He put big money into art schools (the one in his studio eventually became California Institute of the Arts). In 1943, he joined the board of the Museum of Modern Art. And, in many disciplines, he sought collaboration with artists of high rank. Some were conductors and composers (Leopold Stokowski, Sergei Prokofiev, Igor Stravinsky) -- for Disney, after all, was a sort of conductor-composer of images. He also turned to writers (Thornton Wilder, Aldous Huxley), painters (Dali, Thomas Hart Benton) and to Charlie Chaplin and Frank Lloyd Wright.

And he stayed loyal to his muse. You can see this in the miniature railway he built around his house. It had a 90-foot tunnel, a 46-foot-high trestle, 2,500 feet of track and a tiny working steam engine just big enough to carry him. Disney rode it often. The setup in his garden was elaborate, nostalgia-soaked, the opposite of grown-up, onrushing and machined, like his art.

Time is on his side.

Go to any with-it contemporary art show, and you'll see what I mean.

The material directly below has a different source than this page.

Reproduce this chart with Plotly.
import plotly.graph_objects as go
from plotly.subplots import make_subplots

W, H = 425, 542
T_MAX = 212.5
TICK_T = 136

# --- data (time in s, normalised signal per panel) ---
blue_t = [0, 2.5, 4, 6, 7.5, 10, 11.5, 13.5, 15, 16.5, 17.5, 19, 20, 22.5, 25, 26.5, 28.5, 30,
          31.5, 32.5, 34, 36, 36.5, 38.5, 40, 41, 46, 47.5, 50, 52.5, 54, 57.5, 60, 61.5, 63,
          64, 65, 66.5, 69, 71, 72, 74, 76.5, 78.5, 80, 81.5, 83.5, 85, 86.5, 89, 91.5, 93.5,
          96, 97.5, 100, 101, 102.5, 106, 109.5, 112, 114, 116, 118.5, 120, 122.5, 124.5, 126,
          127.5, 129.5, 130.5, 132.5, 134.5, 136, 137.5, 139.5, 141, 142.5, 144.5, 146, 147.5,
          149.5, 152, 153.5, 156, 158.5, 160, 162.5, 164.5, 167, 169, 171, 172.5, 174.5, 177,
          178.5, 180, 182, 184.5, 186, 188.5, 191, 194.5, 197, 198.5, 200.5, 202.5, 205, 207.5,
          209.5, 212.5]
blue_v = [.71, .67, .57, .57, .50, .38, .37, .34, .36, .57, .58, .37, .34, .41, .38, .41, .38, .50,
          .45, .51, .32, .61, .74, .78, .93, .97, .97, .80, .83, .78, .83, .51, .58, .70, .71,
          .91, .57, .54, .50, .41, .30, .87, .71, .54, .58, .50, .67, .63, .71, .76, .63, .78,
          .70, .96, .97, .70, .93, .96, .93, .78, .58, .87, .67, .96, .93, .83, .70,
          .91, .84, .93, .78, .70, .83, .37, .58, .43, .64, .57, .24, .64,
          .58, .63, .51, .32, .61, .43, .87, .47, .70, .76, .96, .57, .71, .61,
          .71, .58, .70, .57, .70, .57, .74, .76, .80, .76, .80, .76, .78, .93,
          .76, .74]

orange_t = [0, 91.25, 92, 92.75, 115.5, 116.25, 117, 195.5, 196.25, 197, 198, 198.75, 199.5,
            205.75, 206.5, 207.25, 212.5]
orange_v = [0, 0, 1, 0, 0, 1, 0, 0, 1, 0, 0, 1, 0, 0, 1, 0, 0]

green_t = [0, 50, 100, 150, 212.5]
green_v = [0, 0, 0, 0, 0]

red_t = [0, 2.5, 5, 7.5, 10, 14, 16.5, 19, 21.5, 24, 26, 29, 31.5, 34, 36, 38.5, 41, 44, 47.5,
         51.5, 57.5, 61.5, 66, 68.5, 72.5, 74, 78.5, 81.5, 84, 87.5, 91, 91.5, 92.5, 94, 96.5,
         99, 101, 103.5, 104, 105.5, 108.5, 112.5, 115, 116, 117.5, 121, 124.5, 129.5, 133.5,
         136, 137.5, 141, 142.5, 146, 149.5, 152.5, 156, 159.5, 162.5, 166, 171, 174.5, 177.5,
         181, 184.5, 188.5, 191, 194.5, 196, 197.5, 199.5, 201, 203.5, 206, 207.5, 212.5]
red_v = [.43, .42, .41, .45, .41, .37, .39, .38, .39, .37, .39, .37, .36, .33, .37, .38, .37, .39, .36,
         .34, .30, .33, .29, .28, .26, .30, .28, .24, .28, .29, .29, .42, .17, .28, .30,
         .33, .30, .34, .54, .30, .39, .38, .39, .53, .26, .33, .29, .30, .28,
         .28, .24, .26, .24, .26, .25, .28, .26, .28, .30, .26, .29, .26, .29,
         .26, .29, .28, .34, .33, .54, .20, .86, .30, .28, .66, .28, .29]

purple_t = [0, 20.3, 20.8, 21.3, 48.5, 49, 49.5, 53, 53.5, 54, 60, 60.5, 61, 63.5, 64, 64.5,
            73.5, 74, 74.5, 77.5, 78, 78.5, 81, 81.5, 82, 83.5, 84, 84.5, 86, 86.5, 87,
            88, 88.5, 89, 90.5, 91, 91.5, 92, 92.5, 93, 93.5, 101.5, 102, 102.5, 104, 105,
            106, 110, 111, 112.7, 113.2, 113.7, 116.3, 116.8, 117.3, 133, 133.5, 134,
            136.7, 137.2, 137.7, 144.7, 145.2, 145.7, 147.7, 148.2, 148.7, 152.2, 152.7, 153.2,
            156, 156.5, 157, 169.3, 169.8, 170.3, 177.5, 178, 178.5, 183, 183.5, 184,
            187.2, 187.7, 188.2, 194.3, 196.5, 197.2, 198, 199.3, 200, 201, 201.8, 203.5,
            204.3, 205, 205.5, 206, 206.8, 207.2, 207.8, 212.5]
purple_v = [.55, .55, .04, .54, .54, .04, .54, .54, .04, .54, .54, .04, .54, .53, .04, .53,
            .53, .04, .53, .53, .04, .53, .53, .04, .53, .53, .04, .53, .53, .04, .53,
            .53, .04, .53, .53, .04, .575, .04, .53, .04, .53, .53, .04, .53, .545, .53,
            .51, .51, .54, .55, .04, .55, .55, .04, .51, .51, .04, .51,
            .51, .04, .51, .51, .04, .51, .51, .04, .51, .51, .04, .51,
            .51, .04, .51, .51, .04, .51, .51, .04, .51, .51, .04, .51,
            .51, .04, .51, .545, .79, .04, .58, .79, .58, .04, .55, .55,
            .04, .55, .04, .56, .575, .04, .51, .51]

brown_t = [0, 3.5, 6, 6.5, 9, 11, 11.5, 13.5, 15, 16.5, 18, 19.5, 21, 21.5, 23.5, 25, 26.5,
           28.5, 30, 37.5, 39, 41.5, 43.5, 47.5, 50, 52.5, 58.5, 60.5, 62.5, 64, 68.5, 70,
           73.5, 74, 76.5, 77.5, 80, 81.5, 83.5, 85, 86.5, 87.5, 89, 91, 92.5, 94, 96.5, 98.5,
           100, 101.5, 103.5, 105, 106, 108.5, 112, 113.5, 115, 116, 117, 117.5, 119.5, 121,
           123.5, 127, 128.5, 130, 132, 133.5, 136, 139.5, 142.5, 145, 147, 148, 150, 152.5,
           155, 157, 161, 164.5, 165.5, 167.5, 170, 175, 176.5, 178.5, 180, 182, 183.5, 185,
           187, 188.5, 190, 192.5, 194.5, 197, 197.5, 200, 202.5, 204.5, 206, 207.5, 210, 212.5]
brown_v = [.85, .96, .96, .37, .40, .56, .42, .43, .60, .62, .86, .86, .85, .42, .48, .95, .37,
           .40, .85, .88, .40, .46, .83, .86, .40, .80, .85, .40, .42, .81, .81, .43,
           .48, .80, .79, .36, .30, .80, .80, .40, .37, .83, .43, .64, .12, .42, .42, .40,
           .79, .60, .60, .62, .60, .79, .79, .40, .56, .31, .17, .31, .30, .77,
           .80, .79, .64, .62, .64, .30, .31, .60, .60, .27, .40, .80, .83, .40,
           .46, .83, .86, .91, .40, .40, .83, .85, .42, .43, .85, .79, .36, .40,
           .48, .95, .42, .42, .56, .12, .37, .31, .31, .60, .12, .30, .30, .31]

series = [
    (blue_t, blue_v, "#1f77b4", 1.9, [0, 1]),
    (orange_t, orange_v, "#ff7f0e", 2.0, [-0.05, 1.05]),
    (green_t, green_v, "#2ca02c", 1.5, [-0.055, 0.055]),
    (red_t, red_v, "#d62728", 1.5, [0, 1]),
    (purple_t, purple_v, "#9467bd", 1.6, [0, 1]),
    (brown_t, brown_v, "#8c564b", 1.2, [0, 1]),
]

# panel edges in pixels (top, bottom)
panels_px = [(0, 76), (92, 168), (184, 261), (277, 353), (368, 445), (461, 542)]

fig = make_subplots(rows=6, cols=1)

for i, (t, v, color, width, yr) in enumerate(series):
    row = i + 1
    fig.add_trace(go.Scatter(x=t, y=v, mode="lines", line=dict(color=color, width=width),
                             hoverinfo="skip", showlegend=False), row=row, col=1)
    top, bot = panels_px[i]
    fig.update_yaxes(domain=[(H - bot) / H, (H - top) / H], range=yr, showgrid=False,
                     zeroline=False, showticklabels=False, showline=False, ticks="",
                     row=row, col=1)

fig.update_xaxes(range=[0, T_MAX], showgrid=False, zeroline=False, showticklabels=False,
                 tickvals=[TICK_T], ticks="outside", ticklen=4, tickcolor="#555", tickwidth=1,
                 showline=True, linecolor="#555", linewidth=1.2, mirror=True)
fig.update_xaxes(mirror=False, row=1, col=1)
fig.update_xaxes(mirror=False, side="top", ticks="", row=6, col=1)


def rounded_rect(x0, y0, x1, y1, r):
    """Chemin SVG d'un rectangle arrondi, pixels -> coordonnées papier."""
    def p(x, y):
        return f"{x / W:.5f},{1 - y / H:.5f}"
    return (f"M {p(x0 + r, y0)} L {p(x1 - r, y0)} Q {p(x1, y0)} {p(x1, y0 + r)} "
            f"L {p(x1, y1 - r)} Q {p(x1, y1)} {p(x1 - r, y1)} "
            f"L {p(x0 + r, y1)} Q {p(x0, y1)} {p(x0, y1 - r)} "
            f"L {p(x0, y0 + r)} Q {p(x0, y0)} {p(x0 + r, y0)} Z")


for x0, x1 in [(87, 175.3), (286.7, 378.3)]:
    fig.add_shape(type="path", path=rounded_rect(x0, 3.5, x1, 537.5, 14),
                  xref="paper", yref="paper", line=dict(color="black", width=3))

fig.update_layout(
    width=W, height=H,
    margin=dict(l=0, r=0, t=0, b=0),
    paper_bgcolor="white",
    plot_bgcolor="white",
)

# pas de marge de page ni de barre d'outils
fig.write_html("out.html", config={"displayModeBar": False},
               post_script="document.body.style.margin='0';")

Lit-up screens are everywhere; so are ever-moving images, well-recorded sound effects, plastic fabrications. In serious museums these would not have been admissible when Disney was at his peak, but they are now. The old rules have been broken, multimedia's in, anything goes.

All art recalls its precedents. Our electrical, collaborative, shiny, noisy 21st-century art brings with it a distinctive past just as much as painting does. The advanced work of our own time is doing Walt Disney a favor, legitimizing retrospectively the art he made in his.

* * *

Paris has already seen a big Walt Disney show. Called "Once Upon a Time," it opened at the Grand Palais in 2006. But Washington's still waiting. Someday there may be a big Disney art exhibit somewhere on the Mall.

I know what it should look like, and sometimes I imagine it. The Paris exhibition was largely filled with Disney's art. This one should be mixed. It shouldn't be only about Disney (he didn't work alone), and it shouldn't be over-serious (he wasn't), and it ought to entertain.

It should include some blobs by Joan Miró and Dali's melting watches, to go with his surrealism, and some dramatic bucking broncos, in bronze by Frederic Remington, to go with Disney's animals, and some ferocious North Atlantic waves crashing on the coast of Maine in oils by Winslow Homer to accompany "Pinocchio's" scary storm at sea.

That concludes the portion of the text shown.